The new law – formally entitled the Companies (Guernsey) Law, 2008 (Insolvency) (Amendment) Ordinance, 2020 – contains many new provisions which will bring Guernsey’s insolvency regime more in line with that of other offshore jurisdictions. The provisions give greater powers to administrators and liquidators and streamline distribution processes.
Partner Sarah Brehaut (pictured) from Walkers’ Guernsey Insolvency & Dispute Resolution team said that the changes to the law would update and modernise the jurisdiction’s insolvency legislation, following a discussion and consultation process that has lasted almost seven years.
Sarah, who is also the island’s Bâtonnier, said that the reforms were a clear modernising step that would be welcomed by insolvency practitioners as well as legal counsel. She said: “Guernsey’s company and partnership insolvency regime is part of the foundation of the island’s attraction and success as an international financial services centre.

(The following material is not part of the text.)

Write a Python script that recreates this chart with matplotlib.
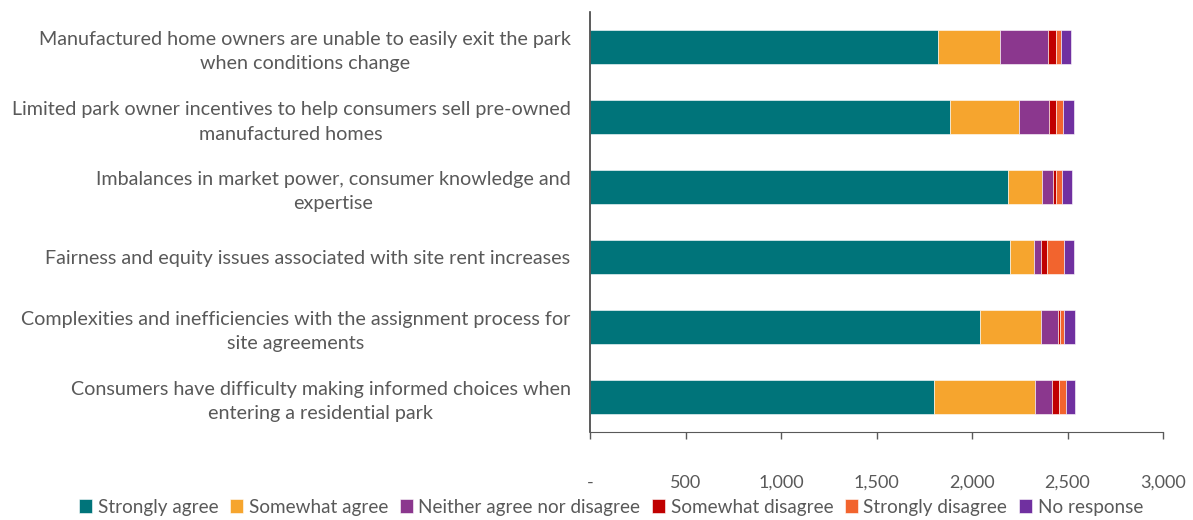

“These reforms, which have been produced in consultation and co-operation with the industry, are the first meaningful amendments to Guernsey insolvency law for several years, and will offer even more certainty and clarity in respect of processes, independence and powers.”

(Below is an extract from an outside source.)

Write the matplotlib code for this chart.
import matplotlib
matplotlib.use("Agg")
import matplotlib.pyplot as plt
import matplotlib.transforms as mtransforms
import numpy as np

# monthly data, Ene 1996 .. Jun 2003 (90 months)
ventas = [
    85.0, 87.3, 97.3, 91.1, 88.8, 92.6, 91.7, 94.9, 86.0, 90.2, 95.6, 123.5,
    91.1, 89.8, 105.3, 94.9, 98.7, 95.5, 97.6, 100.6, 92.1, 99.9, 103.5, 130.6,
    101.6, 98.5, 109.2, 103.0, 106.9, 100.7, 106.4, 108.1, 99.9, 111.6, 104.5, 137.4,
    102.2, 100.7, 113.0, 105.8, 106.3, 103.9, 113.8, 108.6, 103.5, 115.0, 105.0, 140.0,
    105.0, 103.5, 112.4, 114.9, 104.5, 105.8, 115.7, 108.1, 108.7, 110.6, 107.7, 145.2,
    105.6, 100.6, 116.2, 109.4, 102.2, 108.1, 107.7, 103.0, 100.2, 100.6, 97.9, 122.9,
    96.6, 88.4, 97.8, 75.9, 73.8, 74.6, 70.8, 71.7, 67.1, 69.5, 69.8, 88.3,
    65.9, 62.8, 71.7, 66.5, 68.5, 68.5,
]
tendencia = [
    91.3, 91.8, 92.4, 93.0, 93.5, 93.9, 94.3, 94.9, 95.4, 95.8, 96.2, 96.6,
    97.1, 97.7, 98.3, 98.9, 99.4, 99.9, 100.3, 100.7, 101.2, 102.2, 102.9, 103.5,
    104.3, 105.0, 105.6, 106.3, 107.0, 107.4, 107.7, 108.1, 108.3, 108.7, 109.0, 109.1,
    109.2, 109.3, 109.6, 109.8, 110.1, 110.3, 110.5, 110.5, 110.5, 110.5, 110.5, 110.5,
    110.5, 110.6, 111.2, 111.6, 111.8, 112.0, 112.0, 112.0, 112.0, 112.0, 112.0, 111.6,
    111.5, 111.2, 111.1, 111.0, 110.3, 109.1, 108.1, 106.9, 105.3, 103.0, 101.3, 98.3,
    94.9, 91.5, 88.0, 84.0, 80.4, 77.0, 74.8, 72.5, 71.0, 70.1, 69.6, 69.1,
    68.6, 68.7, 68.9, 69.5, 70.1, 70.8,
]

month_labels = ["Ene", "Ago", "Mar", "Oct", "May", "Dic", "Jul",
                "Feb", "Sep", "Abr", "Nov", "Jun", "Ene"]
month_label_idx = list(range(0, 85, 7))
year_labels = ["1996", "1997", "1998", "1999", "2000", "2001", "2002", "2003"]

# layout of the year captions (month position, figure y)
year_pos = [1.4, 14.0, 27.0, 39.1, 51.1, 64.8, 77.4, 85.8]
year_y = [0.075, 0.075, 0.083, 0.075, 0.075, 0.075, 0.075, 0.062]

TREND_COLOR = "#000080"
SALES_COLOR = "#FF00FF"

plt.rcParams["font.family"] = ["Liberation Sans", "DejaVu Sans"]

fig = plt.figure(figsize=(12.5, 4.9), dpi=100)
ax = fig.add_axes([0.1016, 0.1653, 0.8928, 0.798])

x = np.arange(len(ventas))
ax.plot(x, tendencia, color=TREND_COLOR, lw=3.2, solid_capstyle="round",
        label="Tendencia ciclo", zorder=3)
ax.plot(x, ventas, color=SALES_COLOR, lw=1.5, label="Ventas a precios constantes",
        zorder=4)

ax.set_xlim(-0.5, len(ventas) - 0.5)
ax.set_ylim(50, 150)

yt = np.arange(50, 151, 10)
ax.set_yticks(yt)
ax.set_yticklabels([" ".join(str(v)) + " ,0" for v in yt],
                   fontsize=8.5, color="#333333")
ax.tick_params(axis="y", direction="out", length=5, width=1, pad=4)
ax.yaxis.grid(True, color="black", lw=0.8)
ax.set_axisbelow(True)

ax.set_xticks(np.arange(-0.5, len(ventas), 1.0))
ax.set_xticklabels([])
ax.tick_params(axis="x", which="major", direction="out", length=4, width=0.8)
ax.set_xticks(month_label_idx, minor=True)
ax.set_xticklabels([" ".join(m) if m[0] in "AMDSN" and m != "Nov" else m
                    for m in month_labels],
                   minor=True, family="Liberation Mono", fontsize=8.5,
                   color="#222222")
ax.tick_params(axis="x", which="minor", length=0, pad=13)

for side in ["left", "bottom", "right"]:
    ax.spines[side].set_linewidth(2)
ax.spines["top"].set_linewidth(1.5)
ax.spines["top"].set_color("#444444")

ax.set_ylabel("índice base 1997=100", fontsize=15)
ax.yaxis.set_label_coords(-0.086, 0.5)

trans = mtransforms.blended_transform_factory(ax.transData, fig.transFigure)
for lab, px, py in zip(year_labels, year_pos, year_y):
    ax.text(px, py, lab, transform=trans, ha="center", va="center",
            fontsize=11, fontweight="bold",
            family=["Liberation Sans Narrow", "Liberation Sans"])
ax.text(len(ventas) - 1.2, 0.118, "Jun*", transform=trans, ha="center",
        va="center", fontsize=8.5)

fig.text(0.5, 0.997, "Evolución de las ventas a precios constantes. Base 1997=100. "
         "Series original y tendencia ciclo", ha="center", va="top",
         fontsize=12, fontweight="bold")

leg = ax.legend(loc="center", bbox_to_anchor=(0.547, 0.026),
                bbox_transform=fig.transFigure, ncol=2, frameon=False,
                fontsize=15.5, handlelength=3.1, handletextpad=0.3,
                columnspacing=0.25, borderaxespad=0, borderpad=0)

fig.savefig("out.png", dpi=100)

Carey Olsen partner David Jones agrees that the reforms should be welcomed by those within industry. He sat on the industry working party tasked with reforming the law and has also been nominated to sit on the first ever Insolvency Rules Committee that will draft the practical framework around which the new law will operate.
Advocate Jones said: “The legislative amendments approved by the States of Guernsey are a welcome and sensible step towards bolstering what is already an effective corporate insolvency regime in Guernsey. The changes will clarify procedure, fill some of the gaps in the current provisions and provide further comfort to all stakeholders as to the ability of the jurisdiction to handle complex insolvencies.
“The introduction of insolvency rules will augment the new and existing legislation but also allow Guernsey to continually seek to update its procedures to deal with the practical issues arising in modern insolvency assignments.”
Advocate Jones added: “I’m delighted to have been involved in helping to bring these changes to fruition and look forward to continuing to work to maintain and improve the island’s reputation in the restructuring and insolvency field. It is increasingly important for Guernsey, as a jurisdiction, to demonstrate that it is capable and forward thinking in this area as levels of distress in certain markets increase.”
In summary, the changes to the law provide that:
If it likely to assist the achievement of any purpose for which the administration order was made an administrator will be able to make distributions to secured creditors and those with a preferred debt under the 1983 Preferred Debts (Guernsey) Law;
A company may be dissolved on a specified date, following the discharge of an administration order, where it appears to the Court that a company has no assets that might permit a distribution to creditors;
There will be an initial meeting of creditors within one month of the date of an administration order (or such other time as the Court sees fit);
Where it is proposed to wind up a company voluntarily, the board of directors may make a declaration of solvency, stating the company satisfies the solvency test – if they do not make such a declaration, the company may not appoint a liquidator that is not independent;
Liquidators will have a positive duty to report delinquent directors to the Companies Registry and the Guernsey Financial Services Commission;
Liquidators and Administrators may require a statement of affairs from officers of the company (or others named in s387(3) of the Companies Law);
Liquidators will have enhanced powers to apply to Court for the production of documents from company officers and to apply to the Court for public examination of those who have been officers of the Company;
With the permission of the Court liquidators may now, by giving notice, disclaim onerous property; and
New provisions also appear in relation to transactions at an undervalue and extortionate credit transactions.